Local health authorities said Thursday that the desired public health effects of the city's 2-year-old smoking ban will be seen "little by little," after the situation from last year remained largely unchanged from the previous year.
"More public education and training on anti-smoking efforts are needed this year," Li Zhongyang, deputy chief of Shanghai Health Promotion Committee, which introduced the ban in 2010, told reporters at a press conference Thursday, where local authorities released a white paper report on the city's public smoking situation two years after it was created for the 2010 World Expo in Shanghai.
Last year, the city's smoking rate at public places only dropped to 18.1 percent from the 18.6 percent achievement made in 2010, a year after the ban had been in place.
The figures further showed that not even an increment of 1 percent in people or establishments were charged for breaking the rules last year, with only 66 public places and five taxi drivers punished 157,750 yuan ($25082) last year.
Authorities, however, plan to introduce more enforcement measures this year, including more training staff at public places that have a high prevalence of smokers, and the use of smoke and PM2.5 detectors, to achieve better results when the ban turns 3 next year, the committee's deputy director, Tang Qiong said Thursday.

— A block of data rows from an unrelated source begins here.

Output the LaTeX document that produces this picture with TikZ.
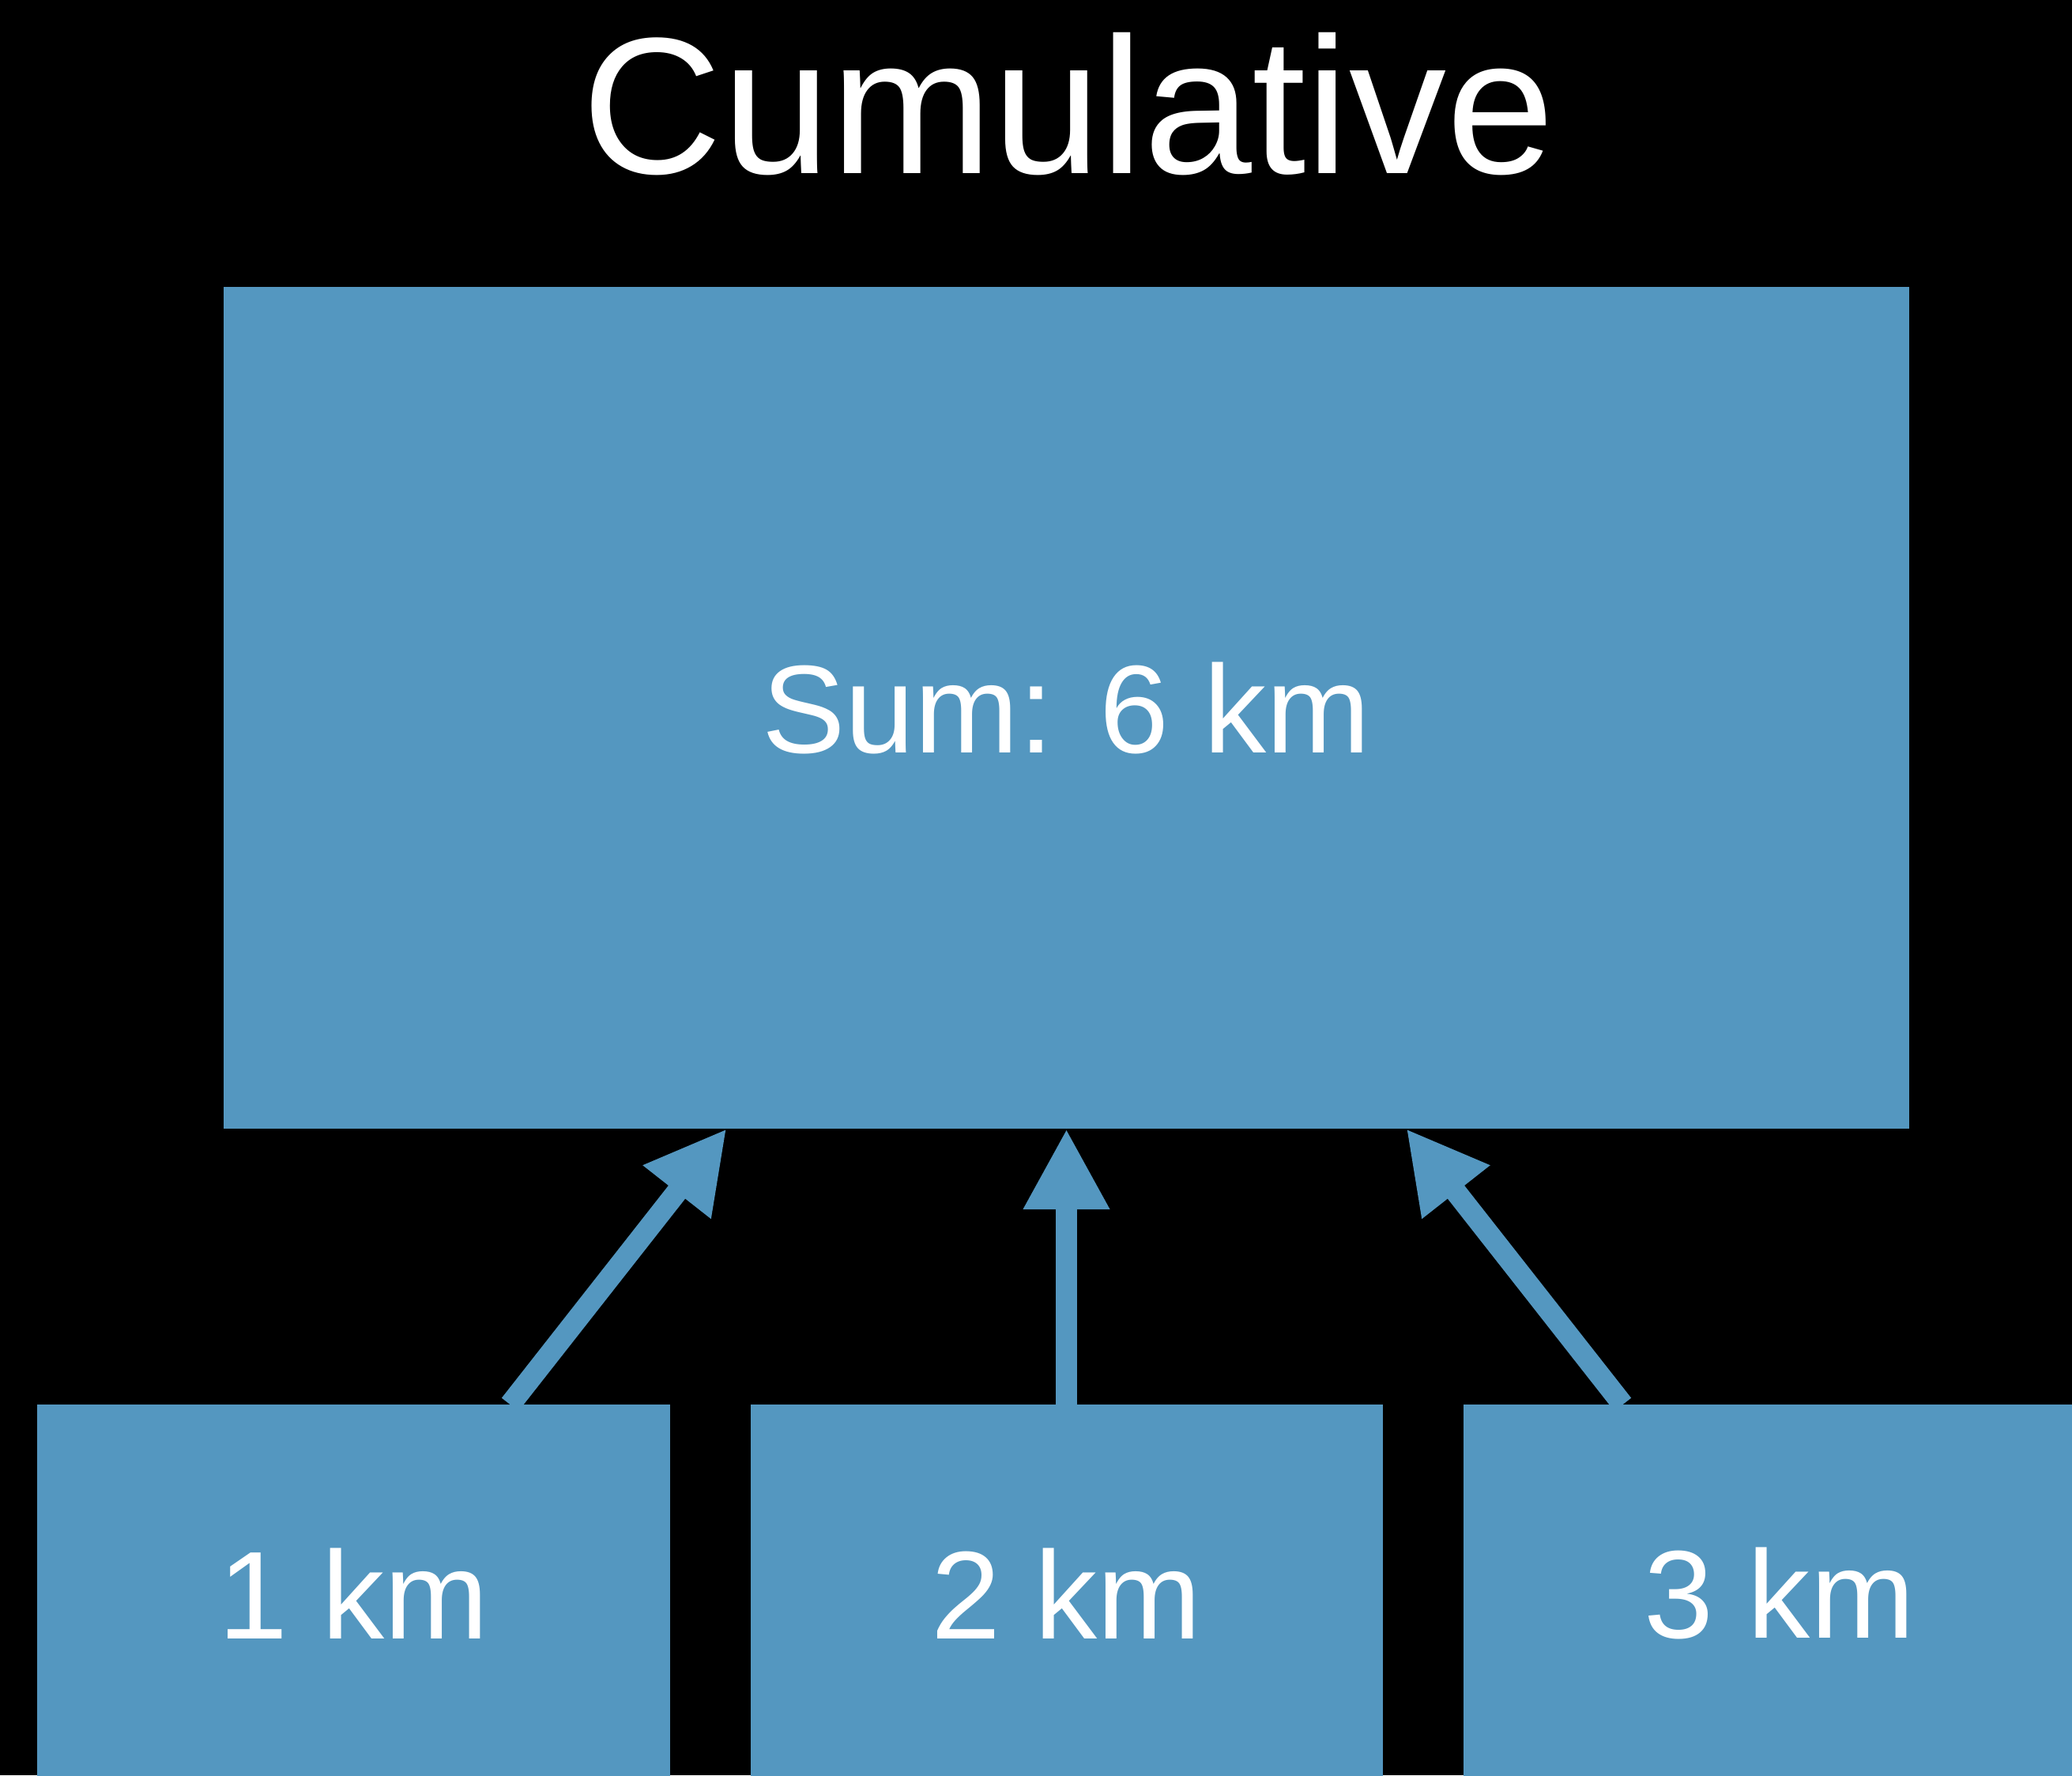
\documentclass[tikz,border=0pt]{standalone}
\usepackage{fontspec}
\setmainfont{Liberation Sans}
\usetikzlibrary{positioning,arrows.meta}
\definecolor{kmblue}{RGB}{84,151,192}
\begin{document}
\begin{tikzpicture}[
		boxfill/.style={fill=kmblue, text=white, inner sep=0pt, outer sep=0pt},
		sumbox/.style={boxfill, minimum width=21.33cm, minimum height=10.65cm},
		kmbox/.style={boxfill, minimum width=8cm, minimum height=4.78cm},
		feed/.style={draw=kmblue, line width=0.27cm, -{Triangle[length=1.02cm, width=1.02cm]}},
		label/.style={font=\fontsize{45}{50}\selectfont}
	]
			% Background
			\fill[black] (0, 0) rectangle (26.22, -22.46);
			\useasboundingbox (0, 0) rectangle (26.22, -22.46);
			
			% Title
			\node[anchor=base, text=white, font=\fontsize{70}{80}\selectfont] (title) at (13.52, -2.19) {Cumulative};
			
			% Boxes
			\node[sumbox, label] (sum) at (13.495, -8.955) {Sum: 6 km};
			\node[kmbox, label, below=3.49cm of sum] (b2) {2 km};
			\node[kmbox, label, left=1.02cm of b2] (b1) {1 km};
			\node[kmbox, label, right=1.02cm of b2] (b3) {3 km};
			
			% Arrows
			\draw[feed] ([xshift=1.98cm]b1.north) -- ([xshift=-4.3cm]sum.south);
			\draw[feed] (b2.north) -- (sum.south);
			\draw[feed] ([xshift=-1.98cm]b3.north) -- ([xshift=4.3cm]sum.south);
		\end{tikzpicture}
\end{document}
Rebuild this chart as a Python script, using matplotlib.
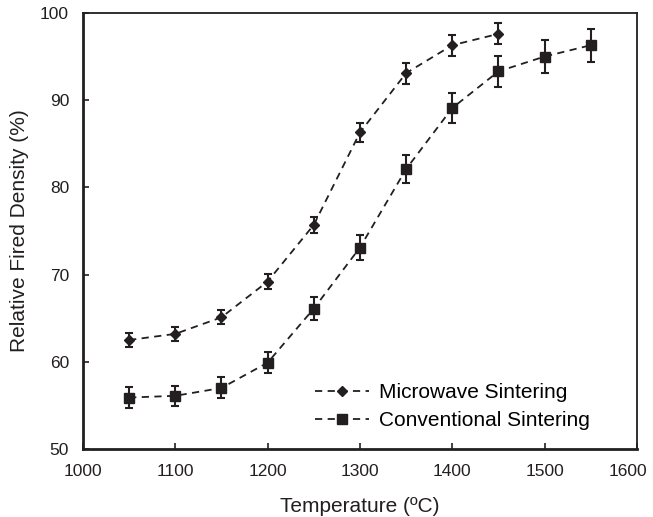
import numpy as np
import matplotlib.pyplot as plt
from matplotlib.transforms import ScaledTranslation

plt.rcParams['font.family'] = ['Liberation Sans', 'DejaVu Sans']

# data
temp_mw = [1050, 1100, 1150, 1200, 1250, 1300, 1350, 1400, 1450]
dens_mw = [62.5, 63.2, 65.1, 69.2, 75.7, 86.3, 93.1, 96.3, 97.6]
err_mw = [0.8, 0.8, 0.8, 0.85, 0.9, 1.05, 1.2, 1.2, 1.2]

temp_cv = [1050, 1100, 1150, 1200, 1250, 1300, 1350, 1400, 1450, 1500, 1550]
dens_cv = [55.9, 56.1, 57.0, 59.9, 66.1, 73.1, 82.1, 89.1, 93.3, 95.0, 96.3]
err_cv = [1.2, 1.15, 1.2, 1.2, 1.3, 1.4, 1.6, 1.75, 1.8, 1.9, 1.9]

xticks = [1000, 1100, 1200, 1300, 1400, 1500, 1600]
yticks = [50, 60, 70, 80, 90, 100]

col = '#231f20'

fig = plt.figure(figsize=(6.53, 5.17), dpi=100)
ax = fig.add_axes([0.127, 0.1315, 0.8485, 0.8435])

ax.errorbar(temp_mw, dens_mw, yerr=err_mw, color=col, ls=(0, (4, 3)), lw=1.3,
            marker='D', ms=5.5, capsize=3, capthick=1.5, elinewidth=1.5,
            label='Microwave Sintering')
ax.errorbar(temp_cv, dens_cv, yerr=err_cv, color=col, ls=(0, (4, 3)), lw=1.3,
            marker='s', ms=7.5, capsize=3, capthick=1.5, elinewidth=1.5,
            label='Conventional Sintering')

ax.set_xlim(1000, 1600)
ax.set_ylim(50, 100)
ax.set_xticks(xticks)
ax.set_yticks(yticks)
ax.tick_params(direction='in', length=4, width=1.2, labelsize=12.5, colors=col, pad=10)
ax.tick_params(axis='x', pad=11)
for s in ax.spines.values():
    s.set_linewidth(1.3)
    s.set_color(col)
ax.spines['bottom'].set_linewidth(2)
ax.spines['left'].set_linewidth(2)

# last x label nudged left so it stays inside the figure
last = ax.get_xticklabels()[-1]
last.set_transform(last.get_transform() + ScaledTranslation(-0.09, 0, fig.dpi_scale_trans))

ax.set_xlabel('Temperature (ºC)', fontsize=15, color=col, labelpad=13)
ax.set_ylabel('Relative Fired Density (%)', fontsize=15, color=col, labelpad=8)

handles, labels = ax.get_legend_handles_labels()
handles = [h[0] for h in handles]
ax.legend(handles, labels, loc='lower left', bbox_to_anchor=(0.418, 0.044),
          frameon=False, fontsize=15, handlelength=2.6, handletextpad=0.5,
          labelspacing=0.4, borderaxespad=0, borderpad=0)

fig.savefig('out.png', dpi=100)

Local Internet cafés, entertainment venues and restaurants, meanwhile, continued to hold the highest smoking rates last year at 54 percent, 43.9 percent and 25.4 percent, respectively, said the report.
But success was noted at other places last year, particularly hospitals, schools, sports stadiums and on public transport, where saw smoking rates rested at 1.7 percent, 2.4 percent, 8.3 percent and 17.6 percent, respectively.
The data was enough to satisfy nearly 600,000 surveyed residents, though the situation in 2010 pleased roughly 4 percent more people.
Currently, some 1,170 volunteers in the city also help authorities crack down on violators, who can be fined 50 yuan to 30,000 yuan for smoking in banned public places, or allowing others to do so.
Fu Hua, secretary of Fudan University's Public Health College, meanwhile, Thursday repeated the message given to the committee in 2010, saying that the city ought to expand the ban to include all public areas, not just 16 specific places.
"It would also make enforcement more straightforward for officials to carry out," he told the Global Times Thursday.